## Stated goal
Leave out the pictures; transcribe all else exactly.

begin Source material

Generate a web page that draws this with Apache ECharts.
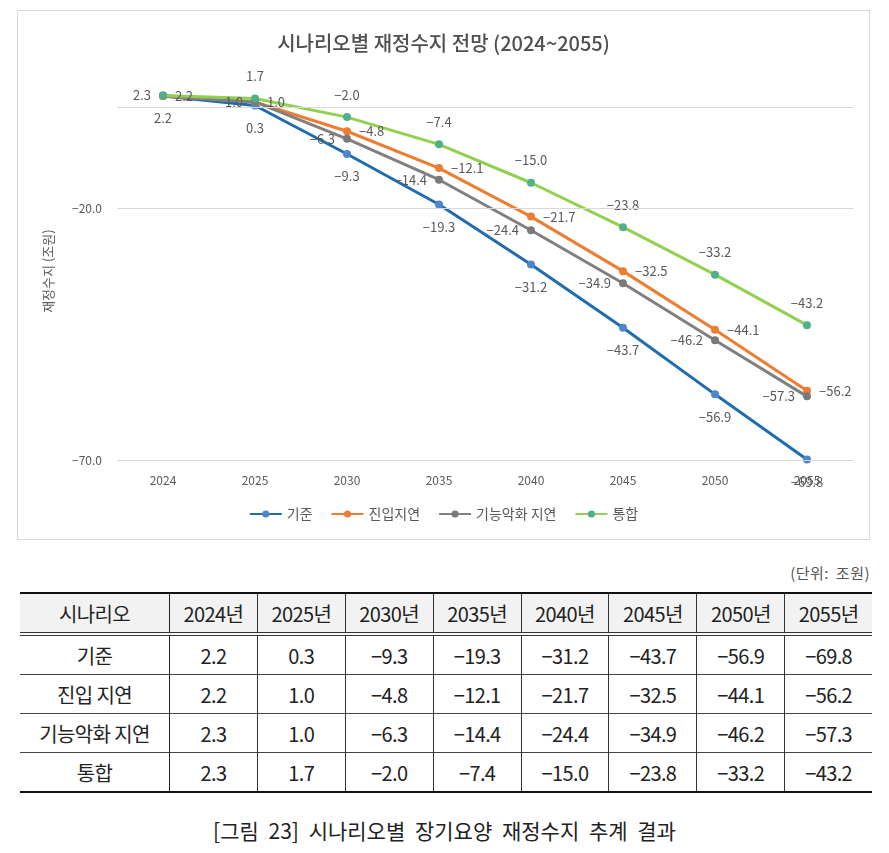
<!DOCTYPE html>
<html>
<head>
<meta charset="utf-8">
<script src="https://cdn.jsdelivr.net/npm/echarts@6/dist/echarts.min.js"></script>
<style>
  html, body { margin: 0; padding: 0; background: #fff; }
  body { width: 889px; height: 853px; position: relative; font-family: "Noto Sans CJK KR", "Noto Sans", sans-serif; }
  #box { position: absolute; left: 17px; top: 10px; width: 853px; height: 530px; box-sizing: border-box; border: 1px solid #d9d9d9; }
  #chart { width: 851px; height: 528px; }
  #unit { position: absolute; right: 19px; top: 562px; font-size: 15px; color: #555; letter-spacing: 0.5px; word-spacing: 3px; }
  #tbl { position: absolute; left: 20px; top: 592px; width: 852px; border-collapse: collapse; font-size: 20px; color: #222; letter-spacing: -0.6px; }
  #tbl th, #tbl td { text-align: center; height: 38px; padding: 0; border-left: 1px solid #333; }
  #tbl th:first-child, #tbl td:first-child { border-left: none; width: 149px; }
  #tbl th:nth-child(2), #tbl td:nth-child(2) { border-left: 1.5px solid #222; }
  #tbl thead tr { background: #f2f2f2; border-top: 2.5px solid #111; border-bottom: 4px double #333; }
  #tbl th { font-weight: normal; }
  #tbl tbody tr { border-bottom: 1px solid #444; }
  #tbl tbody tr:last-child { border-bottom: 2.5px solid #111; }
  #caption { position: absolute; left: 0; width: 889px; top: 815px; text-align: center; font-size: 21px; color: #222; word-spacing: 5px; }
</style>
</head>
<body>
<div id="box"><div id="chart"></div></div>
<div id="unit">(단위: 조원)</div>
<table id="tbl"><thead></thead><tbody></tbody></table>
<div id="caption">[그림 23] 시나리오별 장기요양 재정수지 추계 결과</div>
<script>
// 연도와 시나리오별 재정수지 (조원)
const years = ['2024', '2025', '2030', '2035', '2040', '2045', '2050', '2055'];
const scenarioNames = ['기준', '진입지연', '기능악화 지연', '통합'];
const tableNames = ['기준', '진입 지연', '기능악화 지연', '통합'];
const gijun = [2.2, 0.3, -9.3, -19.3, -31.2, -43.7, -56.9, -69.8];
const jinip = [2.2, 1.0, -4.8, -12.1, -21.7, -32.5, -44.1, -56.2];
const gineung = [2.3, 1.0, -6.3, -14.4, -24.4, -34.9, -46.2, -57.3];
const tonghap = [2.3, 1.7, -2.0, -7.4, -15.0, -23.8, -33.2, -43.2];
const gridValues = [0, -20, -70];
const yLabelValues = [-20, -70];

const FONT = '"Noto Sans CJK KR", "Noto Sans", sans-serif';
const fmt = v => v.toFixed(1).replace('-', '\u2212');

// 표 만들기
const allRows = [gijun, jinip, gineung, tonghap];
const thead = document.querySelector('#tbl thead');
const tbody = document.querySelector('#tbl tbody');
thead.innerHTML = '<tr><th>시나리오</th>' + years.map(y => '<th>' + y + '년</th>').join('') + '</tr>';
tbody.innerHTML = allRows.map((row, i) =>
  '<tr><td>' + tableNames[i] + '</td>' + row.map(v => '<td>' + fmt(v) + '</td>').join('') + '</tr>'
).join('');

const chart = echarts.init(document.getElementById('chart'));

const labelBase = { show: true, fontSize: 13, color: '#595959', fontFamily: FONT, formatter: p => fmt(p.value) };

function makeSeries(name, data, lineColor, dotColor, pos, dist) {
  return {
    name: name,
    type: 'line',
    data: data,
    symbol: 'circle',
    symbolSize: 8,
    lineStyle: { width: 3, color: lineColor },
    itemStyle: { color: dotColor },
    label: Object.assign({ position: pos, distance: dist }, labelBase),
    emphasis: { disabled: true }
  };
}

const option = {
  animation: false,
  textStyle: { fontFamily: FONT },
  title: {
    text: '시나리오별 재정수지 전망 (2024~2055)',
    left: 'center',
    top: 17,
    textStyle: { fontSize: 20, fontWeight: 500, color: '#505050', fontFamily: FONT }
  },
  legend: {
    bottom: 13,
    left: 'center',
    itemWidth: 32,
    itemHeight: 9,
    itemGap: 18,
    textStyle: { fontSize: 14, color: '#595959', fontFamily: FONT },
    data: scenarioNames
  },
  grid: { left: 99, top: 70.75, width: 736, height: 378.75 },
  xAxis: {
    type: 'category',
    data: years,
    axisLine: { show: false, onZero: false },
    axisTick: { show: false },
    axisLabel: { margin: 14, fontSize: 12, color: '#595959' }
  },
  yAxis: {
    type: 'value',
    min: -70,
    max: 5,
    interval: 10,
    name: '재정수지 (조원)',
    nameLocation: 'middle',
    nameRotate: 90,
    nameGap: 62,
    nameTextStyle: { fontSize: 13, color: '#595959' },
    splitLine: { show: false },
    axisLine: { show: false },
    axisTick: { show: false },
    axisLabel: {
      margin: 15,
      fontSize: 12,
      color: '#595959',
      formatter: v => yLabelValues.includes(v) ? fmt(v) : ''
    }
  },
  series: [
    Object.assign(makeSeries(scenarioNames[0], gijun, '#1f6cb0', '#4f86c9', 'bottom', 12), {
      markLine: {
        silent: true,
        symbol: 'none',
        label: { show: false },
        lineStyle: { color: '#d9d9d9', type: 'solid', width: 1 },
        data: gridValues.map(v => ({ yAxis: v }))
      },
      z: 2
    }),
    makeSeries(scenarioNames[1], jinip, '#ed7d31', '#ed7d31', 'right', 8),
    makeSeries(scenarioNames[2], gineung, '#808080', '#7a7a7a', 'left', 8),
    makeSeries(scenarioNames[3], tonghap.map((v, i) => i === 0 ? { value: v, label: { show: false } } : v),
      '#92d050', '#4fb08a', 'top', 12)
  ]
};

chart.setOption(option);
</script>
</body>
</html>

end Source material

## Solution to the exercise
Generate a web page that draws this with Apache ECharts.
<!DOCTYPE html>
<html>
<head>
<meta charset="utf-8">
<script src="https://cdn.jsdelivr.net/npm/echarts@6/dist/echarts.min.js"></script>
<style>
  html, body { margin: 0; padding: 0; background: #fff; }
  body { width: 889px; height: 853px; position: relative; font-family: "Noto Sans CJK KR", "Noto Sans", sans-serif; }
  #box { position: absolute; left: 17px; top: 10px; width: 853px; height: 530px; box-sizing: border-box; border: 1px solid #d9d9d9; }
  #chart { width: 851px; height: 528px; }
  #unit { position: absolute; right: 19px; top: 562px; font-size: 15px; color: #555; letter-spacing: 0.5px; word-spacing: 3px; }
  #tbl { position: absolute; left: 20px; top: 592px; width: 852px; border-collapse: collapse; font-size: 20px; color: #222; letter-spacing: -0.6px; }
  #tbl th, #tbl td { text-align: center; height: 38px; padding: 0; border-left: 1px solid #333; }
  #tbl th:first-child, #tbl td:first-child { border-left: none; width: 149px; }
  #tbl th:nth-child(2), #tbl td:nth-child(2) { border-left: 1.5px solid #222; }
  #tbl thead tr { background: #f2f2f2; border-top: 2.5px solid #111; border-bottom: 4px double #333; }
  #tbl th { font-weight: normal; }
  #tbl tbody tr { border-bottom: 1px solid #444; }
  #tbl tbody tr:last-child { border-bottom: 2.5px solid #111; }
  #caption { position: absolute; left: 0; width: 889px; top: 815px; text-align: center; font-size: 21px; color: #222; word-spacing: 5px; }
</style>
</head>
<body>
<div id="box"><div id="chart"></div></div>
<div id="unit">(단위: 조원)</div>
<table id="tbl"><thead></thead><tbody></tbody></table>
<div id="caption">[그림 23] 시나리오별 장기요양 재정수지 추계 결과</div>
<script>
// 연도와 시나리오별 재정수지 (조원)
const years = ['2024', '2025', '2030', '2035', '2040', '2045', '2050', '2055'];
const scenarioNames = ['기준', '진입지연', '기능악화 지연', '통합'];
const tableNames = ['기준', '진입 지연', '기능악화 지연', '통합'];
const gijun = [2.2, 0.3, -9.3, -19.3, -31.2, -43.7, -56.9, -69.8];
const jinip = [2.2, 1.0, -4.8, -12.1, -21.7, -32.5, -44.1, -56.2];
const gineung = [2.3, 1.0, -6.3, -14.4, -24.4, -34.9, -46.2, -57.3];
const tonghap = [2.3, 1.7, -2.0, -7.4, -15.0, -23.8, -33.2, -43.2];
const gridValues = [0, -20, -70];
const yLabelValues = [-20, -70];

const FONT = '"Noto Sans CJK KR", "Noto Sans", sans-serif';
const fmt = v => v.toFixed(1).replace('-', '\u2212');

// 표 만들기
const allRows = [gijun, jinip, gineung, tonghap];
const thead = document.querySelector('#tbl thead');
const tbody = document.querySelector('#tbl tbody');
thead.innerHTML = '<tr><th>시나리오</th>' + years.map(y => '<th>' + y + '년</th>').join('') + '</tr>';
tbody.innerHTML = allRows.map((row, i) =>
  '<tr><td>' + tableNames[i] + '</td>' + row.map(v => '<td>' + fmt(v) + '</td>').join('') + '</tr>'
).join('');

const chart = echarts.init(document.getElementById('chart'));

const labelBase = { show: true, fontSize: 13, color: '#595959', fontFamily: FONT, formatter: p => fmt(p.value) };

function makeSeries(name, data, lineColor, dotColor, pos, dist) {
  return {
    name: name,
    type: 'line',
    data: data,
    symbol: 'circle',
    symbolSize: 8,
    lineStyle: { width: 3, color: lineColor },
    itemStyle: { color: dotColor },
    label: Object.assign({ position: pos, distance: dist }, labelBase),
    emphasis: { disabled: true }
  };
}

const option = {
  animation: false,
  textStyle: { fontFamily: FONT },
  title: {
    text: '시나리오별 재정수지 전망 (2024~2055)',
    left: 'center',
    top: 17,
    textStyle: { fontSize: 20, fontWeight: 500, color: '#505050', fontFamily: FONT }
  },
  legend: {
    bottom: 13,
    left: 'center',
    itemWidth: 32,
    itemHeight: 9,
    itemGap: 18,
    textStyle: { fontSize: 14, color: '#595959', fontFamily: FONT },
    data: scenarioNames
  },
  grid: { left: 99, top: 70.75, width: 736, height: 378.75 },
  xAxis: {
    type: 'category',
    data: years,
    axisLine: { show: false, onZero: false },
    axisTick: { show: false },
    axisLabel: { margin: 14, fontSize: 12, color: '#595959' }
  },
  yAxis: {
    type: 'value',
    min: -70,
    max: 5,
    interval: 10,
    name: '재정수지 (조원)',
    nameLocation: 'middle',
    nameRotate: 90,
    nameGap: 62,
    nameTextStyle: { fontSize: 13, color: '#595959' },
    splitLine: { show: false },
    axisLine: { show: false },
    axisTick: { show: false },
    axisLabel: {
      margin: 15,
      fontSize: 12,
      color: '#595959',
      formatter: v => yLabelValues.includes(v) ? fmt(v) : ''
    }
  },
  series: [
    Object.assign(makeSeries(scenarioNames[0], gijun, '#1f6cb0', '#4f86c9', 'bottom', 12), {
      markLine: {
        silent: true,
        symbol: 'none',
        label: { show: false },
        lineStyle: { color: '#d9d9d9', type: 'solid', width: 1 },
        data: gridValues.map(v => ({ yAxis: v }))
      },
      z: 2
    }),
    makeSeries(scenarioNames[1], jinip, '#ed7d31', '#ed7d31', 'right', 8),
    makeSeries(scenarioNames[2], gineung, '#808080', '#7a7a7a', 'left', 8),
    makeSeries(scenarioNames[3], tonghap.map((v, i) => i === 0 ? { value: v, label: { show: false } } : v),
      '#92d050', '#4fb08a', 'top', 12)
  ]
};

chart.setOption(option);
</script>
</body>
</html>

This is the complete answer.